A block of data
+--

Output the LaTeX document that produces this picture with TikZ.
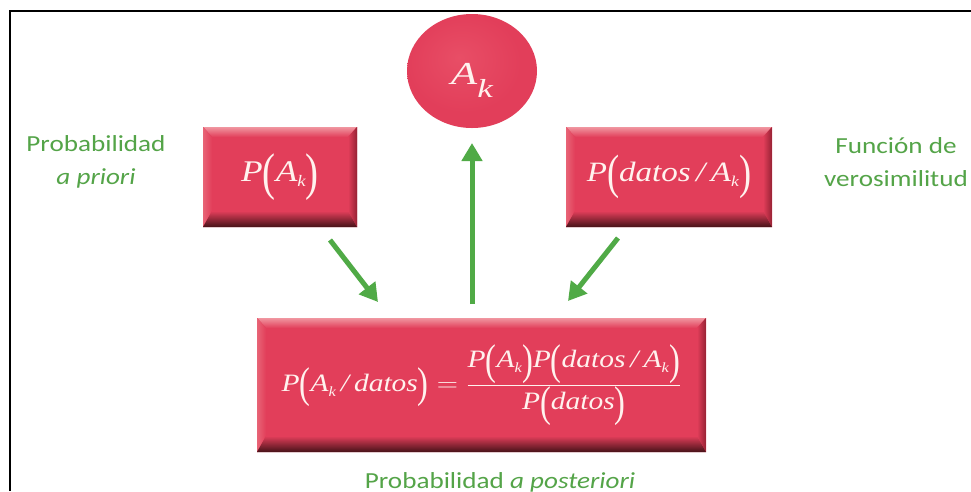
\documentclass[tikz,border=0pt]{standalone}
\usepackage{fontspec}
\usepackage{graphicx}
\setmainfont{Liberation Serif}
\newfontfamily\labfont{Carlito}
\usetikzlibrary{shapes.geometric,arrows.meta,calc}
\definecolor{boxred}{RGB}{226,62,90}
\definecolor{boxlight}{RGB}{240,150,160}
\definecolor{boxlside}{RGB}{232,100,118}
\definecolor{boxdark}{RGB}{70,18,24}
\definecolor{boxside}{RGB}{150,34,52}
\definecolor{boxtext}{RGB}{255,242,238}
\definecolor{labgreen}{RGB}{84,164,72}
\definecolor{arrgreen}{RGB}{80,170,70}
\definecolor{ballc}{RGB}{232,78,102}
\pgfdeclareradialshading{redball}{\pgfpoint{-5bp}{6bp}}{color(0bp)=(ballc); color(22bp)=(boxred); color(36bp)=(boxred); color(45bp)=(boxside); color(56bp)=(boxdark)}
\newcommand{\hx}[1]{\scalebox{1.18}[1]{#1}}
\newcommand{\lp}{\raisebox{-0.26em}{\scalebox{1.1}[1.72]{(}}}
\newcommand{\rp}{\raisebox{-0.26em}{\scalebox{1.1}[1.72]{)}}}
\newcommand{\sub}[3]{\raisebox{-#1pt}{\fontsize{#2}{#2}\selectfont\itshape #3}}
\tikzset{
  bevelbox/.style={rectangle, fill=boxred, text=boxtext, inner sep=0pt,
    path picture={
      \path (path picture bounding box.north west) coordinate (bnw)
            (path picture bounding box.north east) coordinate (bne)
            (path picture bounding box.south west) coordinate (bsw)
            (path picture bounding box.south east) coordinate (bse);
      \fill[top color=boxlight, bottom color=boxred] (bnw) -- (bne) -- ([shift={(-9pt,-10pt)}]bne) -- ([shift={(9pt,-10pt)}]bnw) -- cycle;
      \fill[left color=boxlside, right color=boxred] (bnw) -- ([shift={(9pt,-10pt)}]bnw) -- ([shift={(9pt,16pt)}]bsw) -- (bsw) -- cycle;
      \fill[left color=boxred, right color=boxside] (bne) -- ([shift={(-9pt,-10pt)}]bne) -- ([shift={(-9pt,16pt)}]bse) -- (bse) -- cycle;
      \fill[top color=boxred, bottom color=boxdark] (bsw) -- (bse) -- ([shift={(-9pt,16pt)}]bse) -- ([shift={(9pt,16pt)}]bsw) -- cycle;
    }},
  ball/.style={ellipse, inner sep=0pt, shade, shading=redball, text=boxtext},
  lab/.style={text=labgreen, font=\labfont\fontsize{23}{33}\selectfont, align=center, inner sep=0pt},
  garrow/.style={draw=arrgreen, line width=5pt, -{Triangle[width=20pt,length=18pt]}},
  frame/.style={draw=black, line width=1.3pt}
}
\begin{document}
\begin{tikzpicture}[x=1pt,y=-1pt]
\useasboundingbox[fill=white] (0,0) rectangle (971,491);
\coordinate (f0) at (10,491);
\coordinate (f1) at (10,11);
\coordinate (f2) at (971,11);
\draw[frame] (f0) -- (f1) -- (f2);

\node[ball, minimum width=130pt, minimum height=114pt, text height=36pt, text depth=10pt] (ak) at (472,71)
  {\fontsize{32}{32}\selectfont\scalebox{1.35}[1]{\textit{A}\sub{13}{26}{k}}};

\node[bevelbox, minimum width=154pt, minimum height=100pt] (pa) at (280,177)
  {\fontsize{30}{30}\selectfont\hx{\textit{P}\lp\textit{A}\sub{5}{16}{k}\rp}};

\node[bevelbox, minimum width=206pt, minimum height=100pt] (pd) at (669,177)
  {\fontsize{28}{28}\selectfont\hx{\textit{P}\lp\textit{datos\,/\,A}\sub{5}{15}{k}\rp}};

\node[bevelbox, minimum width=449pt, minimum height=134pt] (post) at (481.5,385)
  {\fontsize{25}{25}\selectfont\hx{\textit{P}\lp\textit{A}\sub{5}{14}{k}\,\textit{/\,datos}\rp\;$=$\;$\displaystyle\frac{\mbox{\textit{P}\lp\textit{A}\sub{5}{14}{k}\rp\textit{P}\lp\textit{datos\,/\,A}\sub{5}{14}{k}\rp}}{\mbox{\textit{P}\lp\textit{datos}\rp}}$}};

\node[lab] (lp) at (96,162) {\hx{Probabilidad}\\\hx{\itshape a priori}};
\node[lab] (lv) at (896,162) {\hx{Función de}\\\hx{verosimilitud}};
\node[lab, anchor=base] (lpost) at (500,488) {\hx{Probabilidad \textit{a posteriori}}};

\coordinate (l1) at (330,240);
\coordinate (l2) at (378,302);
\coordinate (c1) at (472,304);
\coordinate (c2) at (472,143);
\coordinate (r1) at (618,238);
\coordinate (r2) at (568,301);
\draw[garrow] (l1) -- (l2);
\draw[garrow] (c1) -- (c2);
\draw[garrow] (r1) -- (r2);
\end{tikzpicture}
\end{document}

+--

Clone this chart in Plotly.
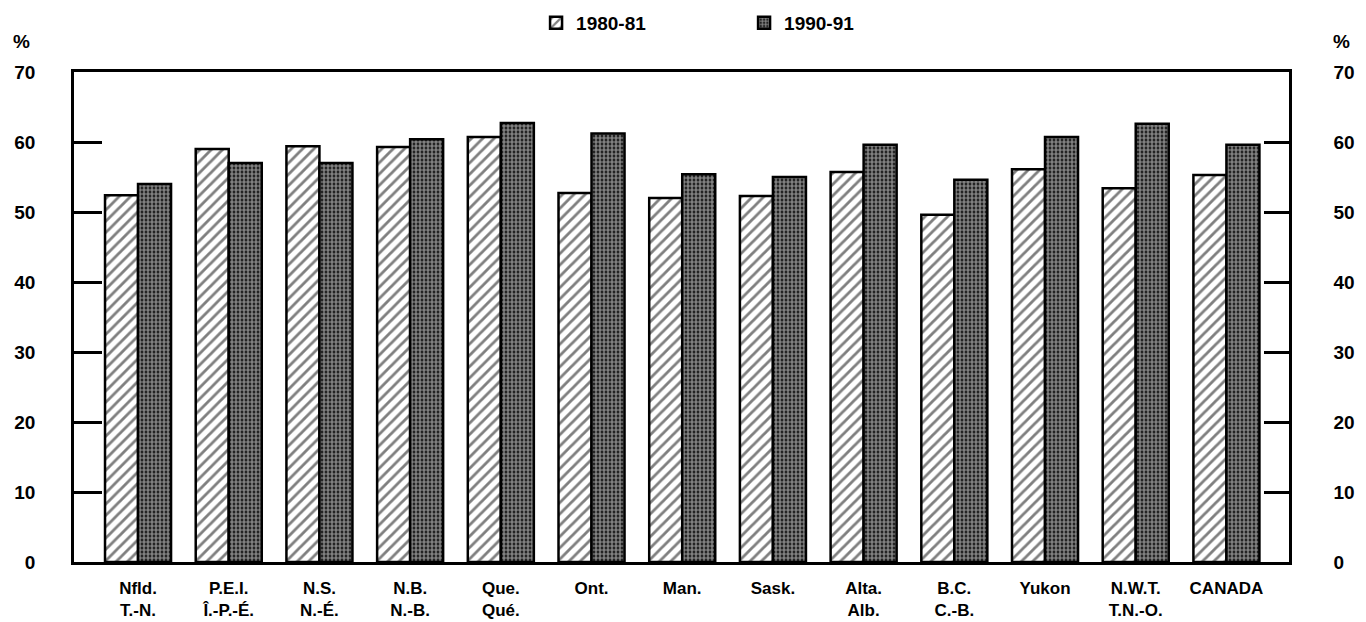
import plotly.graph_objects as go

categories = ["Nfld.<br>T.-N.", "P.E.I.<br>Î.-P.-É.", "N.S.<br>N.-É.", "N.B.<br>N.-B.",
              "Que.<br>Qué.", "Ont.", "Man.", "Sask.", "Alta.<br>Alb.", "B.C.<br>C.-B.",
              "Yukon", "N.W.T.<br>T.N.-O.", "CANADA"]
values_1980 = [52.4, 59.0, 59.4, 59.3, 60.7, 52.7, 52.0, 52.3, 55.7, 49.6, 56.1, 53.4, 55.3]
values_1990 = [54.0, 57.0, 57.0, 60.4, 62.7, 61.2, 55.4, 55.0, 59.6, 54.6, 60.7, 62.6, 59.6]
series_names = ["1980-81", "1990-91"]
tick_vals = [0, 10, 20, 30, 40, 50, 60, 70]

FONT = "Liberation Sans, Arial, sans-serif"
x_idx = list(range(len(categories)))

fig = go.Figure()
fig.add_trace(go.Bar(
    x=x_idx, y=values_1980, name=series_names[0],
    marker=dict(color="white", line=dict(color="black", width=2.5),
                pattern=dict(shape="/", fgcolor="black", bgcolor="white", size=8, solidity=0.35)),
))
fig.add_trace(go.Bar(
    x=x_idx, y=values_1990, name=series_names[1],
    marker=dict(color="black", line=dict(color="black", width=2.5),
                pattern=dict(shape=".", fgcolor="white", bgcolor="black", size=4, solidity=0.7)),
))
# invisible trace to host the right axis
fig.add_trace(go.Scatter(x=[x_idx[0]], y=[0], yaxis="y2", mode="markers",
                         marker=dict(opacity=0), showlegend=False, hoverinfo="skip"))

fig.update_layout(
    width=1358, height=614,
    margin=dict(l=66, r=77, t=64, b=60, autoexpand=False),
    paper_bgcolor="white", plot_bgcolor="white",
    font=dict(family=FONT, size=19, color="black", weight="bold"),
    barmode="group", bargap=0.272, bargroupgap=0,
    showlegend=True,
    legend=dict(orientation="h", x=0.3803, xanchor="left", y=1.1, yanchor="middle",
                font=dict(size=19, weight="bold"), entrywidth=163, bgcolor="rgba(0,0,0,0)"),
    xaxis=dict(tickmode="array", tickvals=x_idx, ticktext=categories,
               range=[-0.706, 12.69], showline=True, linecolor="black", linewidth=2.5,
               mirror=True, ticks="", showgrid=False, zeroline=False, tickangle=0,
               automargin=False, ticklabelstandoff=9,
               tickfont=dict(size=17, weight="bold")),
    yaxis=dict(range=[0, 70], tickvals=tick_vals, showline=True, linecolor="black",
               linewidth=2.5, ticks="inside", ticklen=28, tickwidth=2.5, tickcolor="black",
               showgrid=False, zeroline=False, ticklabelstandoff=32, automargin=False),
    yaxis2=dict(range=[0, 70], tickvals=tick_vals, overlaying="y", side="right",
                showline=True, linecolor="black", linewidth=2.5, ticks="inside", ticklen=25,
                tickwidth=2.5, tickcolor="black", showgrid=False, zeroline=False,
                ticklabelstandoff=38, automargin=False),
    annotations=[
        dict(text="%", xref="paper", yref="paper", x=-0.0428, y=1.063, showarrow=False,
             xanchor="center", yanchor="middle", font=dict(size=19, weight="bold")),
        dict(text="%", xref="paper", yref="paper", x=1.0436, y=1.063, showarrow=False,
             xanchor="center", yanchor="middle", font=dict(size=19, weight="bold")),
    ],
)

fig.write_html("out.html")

+--

-- Problem --
Make an exact copy of the lines from the one containing "Clone this chart in Plotly." to the one containing "tick_vals = [0, 10, 20, 30, 40, 50, 60, 70]", keeping both and leaving out every picture.

-- Exercise result --
Clone this chart in Plotly.
import plotly.graph_objects as go

categories = ["Nfld.<br>T.-N.", "P.E.I.<br>Î.-P.-É.", "N.S.<br>N.-É.", "N.B.<br>N.-B.",
              "Que.<br>Qué.", "Ont.", "Man.", "Sask.", "Alta.<br>Alb.", "B.C.<br>C.-B.",
              "Yukon", "N.W.T.<br>T.N.-O.", "CANADA"]
values_1980 = [52.4, 59.0, 59.4, 59.3, 60.7, 52.7, 52.0, 52.3, 55.7, 49.6, 56.1, 53.4, 55.3]
values_1990 = [54.0, 57.0, 57.0, 60.4, 62.7, 61.2, 55.4, 55.0, 59.6, 54.6, 60.7, 62.6, 59.6]
series_names = ["1980-81", "1990-91"]
tick_vals = [0, 10, 20, 30, 40, 50, 60, 70]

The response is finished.